Shown below is a listing with pictures; reproduce exactly, and only, the lines between the ones containing "Emit a web page" and "0.05, 0.0, 0.0];", inclusive, leaving the pictures out.

___ Given records

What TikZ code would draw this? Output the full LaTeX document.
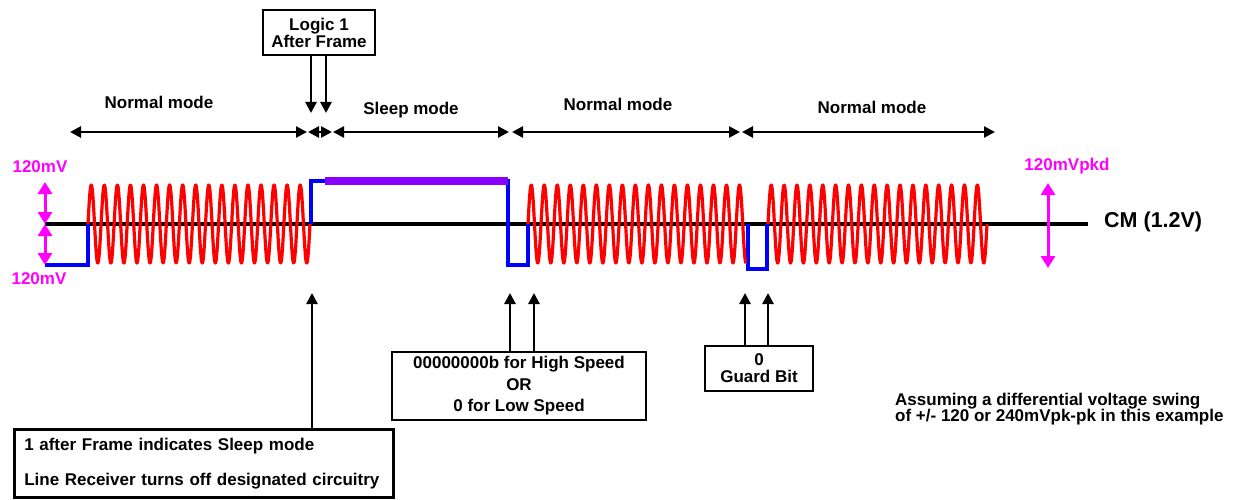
\documentclass[tikz,border=0pt]{standalone}
\usepackage{fontspec}
\setmainfont{Liberation Sans}
\usetikzlibrary{arrows.meta}
\definecolor{sigred}{RGB}{255,0,0}
\definecolor{sigblue}{RGB}{0,0,255}
\definecolor{sigpurple}{RGB}{136,0,255}
\definecolor{sigmag}{RGB}{255,0,255}
\tikzset{
  lbl/.style={font=\bfseries\fontsize{17}{17}\selectfont, inner sep=0pt},
  boxnode/.style={draw, line width=2.5pt, font=\bfseries\fontsize{17}{17}\selectfont, align=center, inner sep=0pt},
  dimarrow/.style={{Triangle[length=11pt,width=11pt]}-{Triangle[length=11pt,width=11pt]}, line width=2.6pt},
  ptr/.style={-{Triangle[length=11pt,width=11pt]}, line width=2.6pt},
  magarrow/.style={sigmag, line width=3pt, {Triangle[length=12pt,width=14pt]}-{Triangle[length=12pt,width=14pt]}},
  magtext/.style={lbl, text=sigmag},
  wave/.style={sigred, line width=3.2pt, line join=round},
  bluesig/.style={sigblue, line width=3.2pt, line join=miter}
}
\begin{document}
\begin{tikzpicture}[x=1pt,y=-1pt]
\useasboundingbox (0,0) rectangle (1234,500);

% common mode line
\coordinate (cmL) at (45,224);
\coordinate (cmR) at (1088,224);
\draw[line width=3.2pt] (cmL) -- (cmR);
\node[lbl, font=\bfseries\fontsize{21.5}{21.5}\selectfont, anchor=west] (cm) at (1104,222) {CM (1.2V)};

% blue segments
\draw[bluesig] (45,265) -- (88,265) -- (88,224);
\draw[bluesig] (311,224) -- (311,181) -- (508,181) -- (508,265) -- (528,265) -- (528,224);
\draw[bluesig] (748,224) -- (748,269) -- (767,269) -- (767,224);

% purple sleep bar
\fill[sigpurple] (325,177) rectangle (508,185);

% red waves
\draw[wave] plot[domain=88:310, samples=700] (\x, {224 - 39*sin((\x-88)/222*6120)});
\draw[wave] plot[domain=528:746, samples=700] (\x, {224 - 39*sin((\x-528)/218*6030)});
\draw[wave] plot[domain=768:987, samples=700] (\x, {224 - 39*sin((\x-768)/219*6120)});

% magenta amplitude arrows
\coordinate (mA) at (45,182);
\coordinate (mB) at (45,224);
\coordinate (mC) at (45,265);
\draw[magarrow] (mA) -- (mB);
\draw[magarrow] (mB) -- (mC);
\node[magtext] (mvtop) at (40,167) {120mV};
\node[magtext] (mvbot) at (39,279) {120mV};
\coordinate (rA) at (1048,183);
\coordinate (rB) at (1048,268);
\draw[magarrow] (rA) -- (rB);
\node[magtext] (mvpkd) at (1067,166) {120mVpkd};

% mode dimension arrows
\coordinate (d1a) at (70,132);  \coordinate (d1b) at (307,132);
\coordinate (d2a) at (308,132); \coordinate (d2b) at (332,132);
\coordinate (d3a) at (333,132); \coordinate (d3b) at (509,132);
\coordinate (d4a) at (512,132); \coordinate (d4b) at (740,132);
\coordinate (d5a) at (742,132); \coordinate (d5b) at (995,132);
\draw[dimarrow] (d1a) -- (d1b);
\draw[dimarrow] (d2a) -- (d2b);
\draw[dimarrow] (d3a) -- (d3b);
\draw[dimarrow] (d4a) -- (d4b);
\draw[dimarrow] (d5a) -- (d5b);
\node[lbl] (nm1) at (159,102) {Normal mode};
\node[lbl] (sm) at (411,110) {Sleep mode};
\node[lbl] (nm2) at (618,104) {Normal mode};
\node[lbl] (nm3) at (872,107) {Normal mode};

% Logic 1 box
\node[boxnode, minimum width=112pt, minimum height=45pt] (logic) at (319,32.5) {Logic 1\\After Frame};
\coordinate (lt1) at (311,113);
\coordinate (lt2) at (326,113);
\draw[ptr] (logic.south -| lt1) -- (lt1);
\draw[ptr] (logic.south -| lt2) -- (lt2);

% Sleep box
\node[draw, line width=2.5pt, font=\bfseries\fontsize{17}{35}\selectfont, align=left,
      text width=359pt, inner xsep=10pt, inner ysep=0pt, minimum height=68pt, anchor=north west]
      (sleepbox) at (13,428) {1 after Frame indicates Sleep mode\\Line Receiver turns off designated circuitry};
\coordinate (st1) at (312,293);
\draw[ptr] (sleepbox.north -| st1) -- (st1);

% Speed box
\node[boxnode, font=\bfseries\fontsize{17}{21.5}\selectfont, minimum width=254pt, minimum height=68pt] (speed) at (519,386)
      {00000000b for High Speed\\OR\\0 for Low Speed};
\coordinate (sp1) at (510,293);
\coordinate (sp2) at (534,293);
\draw[ptr] (speed.north -| sp1) -- (sp1);
\draw[ptr] (speed.north -| sp2) -- (sp2);

% Guard box
\node[boxnode, minimum width=108pt, minimum height=45pt] (guard) at (759,368.5) {0\\Guard Bit};
\coordinate (gb1) at (745,293);
\coordinate (gb2) at (768,293);
\draw[ptr] (guard.north -| gb1) -- (gb1);
\draw[ptr] (guard.north -| gb2) -- (gb2);

% note
\node[lbl, font=\bfseries\fontsize{17}{16.5}\selectfont, align=left, anchor=west] (note) at (895,409)
      {Assuming a differential voltage swing\\of +/- 120 or 240mVpk-pk in this example};
\end{tikzpicture}
\end{document}
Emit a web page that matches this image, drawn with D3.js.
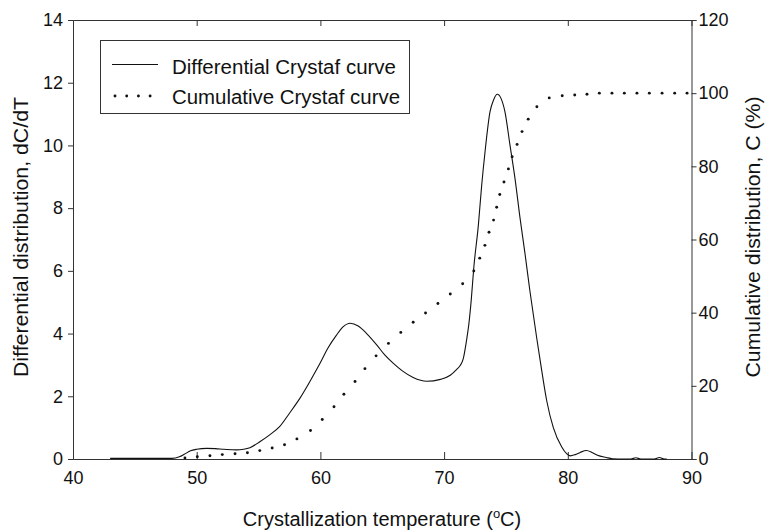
<!DOCTYPE html>
<html>
<head>
<meta charset="utf-8">
<script src="https://cdn.jsdelivr.net/npm/d3@7"></script>
<style>
  html, body { margin: 0; padding: 0; background: #fff; }
  svg { display: block; }
  text { font-family: "Liberation Sans", Arial, Helvetica, sans-serif; fill: #111; }
</style>
</head>
<body>
<svg id="chart" width="767" height="530"></svg>
<script>
// Differential Crystaf curve: temperature (°C) and dC/dT
const diffTemp = [43.0, 44.0, 45.0, 46.0, 47.0, 48.0, 48.6, 49.0, 49.5, 50.0, 50.8, 51.5, 52.2, 53.2, 53.8, 54.3,
  55.1, 55.9, 56.7, 57.5, 58.35, 59.15, 59.97, 60.6, 61.3, 61.85, 62.4, 63.06, 63.74, 64.55, 65.2, 65.9,
  66.6, 67.5, 68.6, 69.7, 70.5, 71.0, 71.3, 71.55, 71.8, 72.0, 72.2, 72.4, 72.77, 73.04, 73.31, 73.71,
  74.0, 74.3, 74.6, 74.92, 75.33, 75.73, 76.14, 76.54, 76.94, 77.49, 77.9, 78.3, 78.83, 79.5,
  79.9, 80.2, 80.6, 81.0, 81.5, 82.0, 82.4, 83.1, 83.6, 84.5, 85.1, 85.5, 85.9, 87.0, 87.4, 87.8, 88.0];
const diffValue = [0.02, 0.02, 0.02, 0.02, 0.02, 0.02, 0.07, 0.15, 0.26, 0.31, 0.34, 0.33, 0.31, 0.29, 0.31, 0.36,
  0.55, 0.77, 1.03, 1.46, 1.94, 2.47, 3.05, 3.53, 3.95, 4.22, 4.33, 4.24, 4.0, 3.64, 3.32, 3.05,
  2.82, 2.6, 2.48, 2.54, 2.67, 2.85, 2.98, 3.2, 3.75, 4.3, 5.1, 6.1, 7.46, 8.74, 9.8, 11.07,
  11.45, 11.63, 11.5, 11.07, 10.0, 8.95, 7.68, 6.55, 5.35, 3.85, 2.8, 1.85, 1.0, 0.39,
  0.17, 0.1, 0.14, 0.21, 0.27, 0.2, 0.12, 0.05, 0.01, 0.0, 0.0, 0.04, 0.0, 0.0, 0.05, 0.0, 0.0];

// Cumulative Crystaf curve: temperature (°C) and C (%)
const cumTemp = [49.05, 50.05, 51.07, 52.07, 53.1, 54.1, 55.1, 56.1, 57.1, 58.1, 59.2, 60.15, 61.1, 61.9, 62.8,
  63.6, 64.5, 65.5, 66.5, 67.5, 68.5, 69.5, 70.5, 71.5, 72.4, 72.88, 73.3, 73.63, 74.0, 74.25, 74.5,
  74.84, 75.2, 75.5, 75.9, 76.3, 76.8, 77.5, 78.5, 79.55, 80.56, 81.55, 82.55, 83.57, 84.57, 85.59,
  86.59, 87.62, 88.64, 89.64];
const cumValue = [0.3, 0.6, 0.9, 1.2, 1.45, 1.7, 2.3, 3.0, 3.9, 5.5, 7.8, 10.8, 14.3, 17.7, 21.2,
  24.7, 28.2, 31.6, 34.6, 37.4, 39.9, 42.5, 45.1, 47.9, 51.4, 54.9, 58.4, 62.0, 65.3, 68.8, 72.3,
  75.7, 79.3, 82.6, 86.0, 89.5, 92.9, 96.3, 98.7, 99.3, 99.5, 99.7, 100, 100, 100, 100,
  100, 100, 100, 100];

// Tick values
const xTicks = [40, 50, 60, 70, 80, 90];
const yLeftTicks = [0, 2, 4, 6, 8, 10, 12, 14];
const yRightTicks = [0, 20, 40, 60, 80, 100, 120];

// Legend entries
const legendLabels = ["Differential Crystaf curve", "Cumulative Crystaf curve"];

const svg = d3.select("#chart");
const frame = { left: 73, right: 691.5, top: 20, bottom: 459 };

const x = d3.scaleLinear().domain([40, 90]).range([frame.left, frame.right]);
const yL = d3.scaleLinear().domain([0, 14]).range([frame.bottom, frame.top]);
const yR = d3.scaleLinear().domain([0, 120]).range([frame.bottom, frame.top]);

const axisColor = "#333";

// Bottom axis: ticks point inward, labels below
const gx = svg.append("g").attr("transform", `translate(0,${frame.bottom})`)
  .call(d3.axisBottom(x).tickValues(xTicks).tickSize(-7).tickPadding(12).tickFormat(d3.format("d")));
// Top axis: inward ticks, no labels
const gt = svg.append("g").attr("transform", `translate(0,${frame.top})`)
  .call(d3.axisTop(x).tickValues(xTicks).tickSize(-6).tickFormat(""));
// Left axis
const gl = svg.append("g").attr("transform", `translate(${frame.left},0)`)
  .call(d3.axisLeft(yL).tickValues(yLeftTicks).tickSize(5).tickPadding(5).tickFormat(d3.format("d")));
// Right axis
const gr = svg.append("g").attr("transform", `translate(${frame.right},0)`)
  .call(d3.axisRight(yR).tickValues(yRightTicks).tickSize(5).tickPadding(2).tickFormat(d3.format("d")));

[gx, gt, gl, gr].forEach(g => {
  g.select(".domain").attr("stroke", axisColor).attr("stroke-width", 1);
  g.selectAll(".tick line").attr("stroke", axisColor).attr("stroke-width", 1);
  g.selectAll(".tick text").attr("font-size", 18).attr("font-family", "Liberation Sans, Arial, sans-serif").attr("fill", "#111");
});
// Hide the edge ticks that coincide with the frame
gx.selectAll(".tick line").filter(d => d === 40 || d === 90).remove();
gt.selectAll(".tick line").filter(d => d === 40 || d === 90).remove();

// Differential curve
const line = d3.line()
  .x((d, i) => x(diffTemp[i]))
  .y((d, i) => yL(diffValue[i]))
  .curve(d3.curveMonotoneX);
svg.append("path")
  .datum(diffValue)
  .attr("d", line)
  .attr("fill", "none")
  .attr("stroke", "#111")
  .attr("stroke-width", 1.1);

// Cumulative curve drawn as dots
svg.append("g").selectAll("circle")
  .data(cumValue)
  .join("circle")
  .attr("cx", (d, i) => x(cumTemp[i]))
  .attr("cy", d => yR(d))
  .attr("r", 1.45)
  .attr("fill", "#111");

// Legend
const lg = svg.append("g");
lg.append("rect")
  .attr("x", 100.5).attr("y", 40.5).attr("width", 309).attr("height", 73)
  .attr("fill", "#fff").attr("stroke", axisColor).attr("stroke-width", 1);
lg.append("line")
  .attr("x1", 112).attr("x2", 158).attr("y1", 64.5).attr("y2", 64.5)
  .attr("stroke", "#111").attr("stroke-width", 1);
lg.append("g").selectAll("circle")
  .data([0, 1, 2, 3])
  .join("circle")
  .attr("cx", d => 115 + d * 11.7)
  .attr("cy", 96)
  .attr("r", 1.45)
  .attr("fill", "#111");
lg.selectAll("text.lab")
  .data(legendLabels)
  .join("text")
  .attr("class", "lab")
  .attr("x", 172)
  .attr("y", (d, i) => 73.5 + i * 30)
  .attr("font-size", 20)
  .attr("textLength", (d, i) => i === 0 ? 224 : 228)
  .attr("lengthAdjust", "spacingAndGlyphs")
  .text(d => d);

// Axis titles
const xt = svg.append("text")
  .attr("x", 382).attr("y", 526)
  .attr("text-anchor", "middle")
  .attr("font-size", 20);
xt.append("tspan").text("Crystallization temperature (");
xt.append("tspan").attr("font-size", 13).attr("dy", -8).text("o");
xt.append("tspan").attr("dy", 8).text("C)");

svg.append("text")
  .attr("transform", "translate(28,237) rotate(-90)")
  .attr("text-anchor", "middle")
  .attr("font-size", 20)
  .attr("textLength", 280)
  .attr("lengthAdjust", "spacingAndGlyphs")
  .text("Differential distribution, dC/dT");

svg.append("text")
  .attr("transform", "translate(760,237) rotate(-90)")
  .attr("text-anchor", "middle")
  .attr("font-size", 20)
  .attr("textLength", 281)
  .attr("lengthAdjust", "spacingAndGlyphs")
  .text("Cumulative distribution, C (%)");
</script>
</body>
</html>
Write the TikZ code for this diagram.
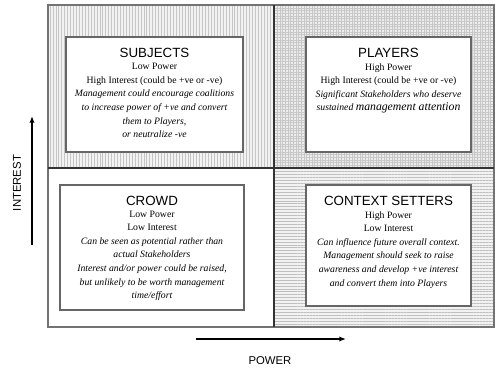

______

Response for this exercise –
Emit a web page that matches this image, drawn with D3.js.
<!DOCTYPE html>
<html>
<head>
<meta charset="utf-8">
<script src="https://cdn.jsdelivr.net/npm/d3@7"></script>
<style>
  html, body { margin: 0; padding: 0; background: #fff; }
  svg { display: block; }
  text { font-family: "Liberation Sans", Arial, Helvetica, sans-serif; fill: #111; }
</style>
</head>
<body>
<svg id="chart" width="767" height="530"></svg>
<script>
// Differential Crystaf curve: temperature (°C) and dC/dT
const diffTemp = [43.0, 44.0, 45.0, 46.0, 47.0, 48.0, 48.6, 49.0, 49.5, 50.0, 50.8, 51.5, 52.2, 53.2, 53.8, 54.3,
  55.1, 55.9, 56.7, 57.5, 58.35, 59.15, 59.97, 60.6, 61.3, 61.85, 62.4, 63.06, 63.74, 64.55, 65.2, 65.9,
  66.6, 67.5, 68.6, 69.7, 70.5, 71.0, 71.3, 71.55, 71.8, 72.0, 72.2, 72.4, 72.77, 73.04, 73.31, 73.71,
  74.0, 74.3, 74.6, 74.92, 75.33, 75.73, 76.14, 76.54, 76.94, 77.49, 77.9, 78.3, 78.83, 79.5,
  79.9, 80.2, 80.6, 81.0, 81.5, 82.0, 82.4, 83.1, 83.6, 84.5, 85.1, 85.5, 85.9, 87.0, 87.4, 87.8, 88.0];
const diffValue = [0.02, 0.02, 0.02, 0.02, 0.02, 0.02, 0.07, 0.15, 0.26, 0.31, 0.34, 0.33, 0.31, 0.29, 0.31, 0.36,
  0.55, 0.77, 1.03, 1.46, 1.94, 2.47, 3.05, 3.53, 3.95, 4.22, 4.33, 4.24, 4.0, 3.64, 3.32, 3.05,
  2.82, 2.6, 2.48, 2.54, 2.67, 2.85, 2.98, 3.2, 3.75, 4.3, 5.1, 6.1, 7.46, 8.74, 9.8, 11.07,
  11.45, 11.63, 11.5, 11.07, 10.0, 8.95, 7.68, 6.55, 5.35, 3.85, 2.8, 1.85, 1.0, 0.39,
  0.17, 0.1, 0.14, 0.21, 0.27, 0.2, 0.12, 0.05, 0.01, 0.0, 0.0, 0.04, 0.0, 0.0, 0.05, 0.0, 0.0];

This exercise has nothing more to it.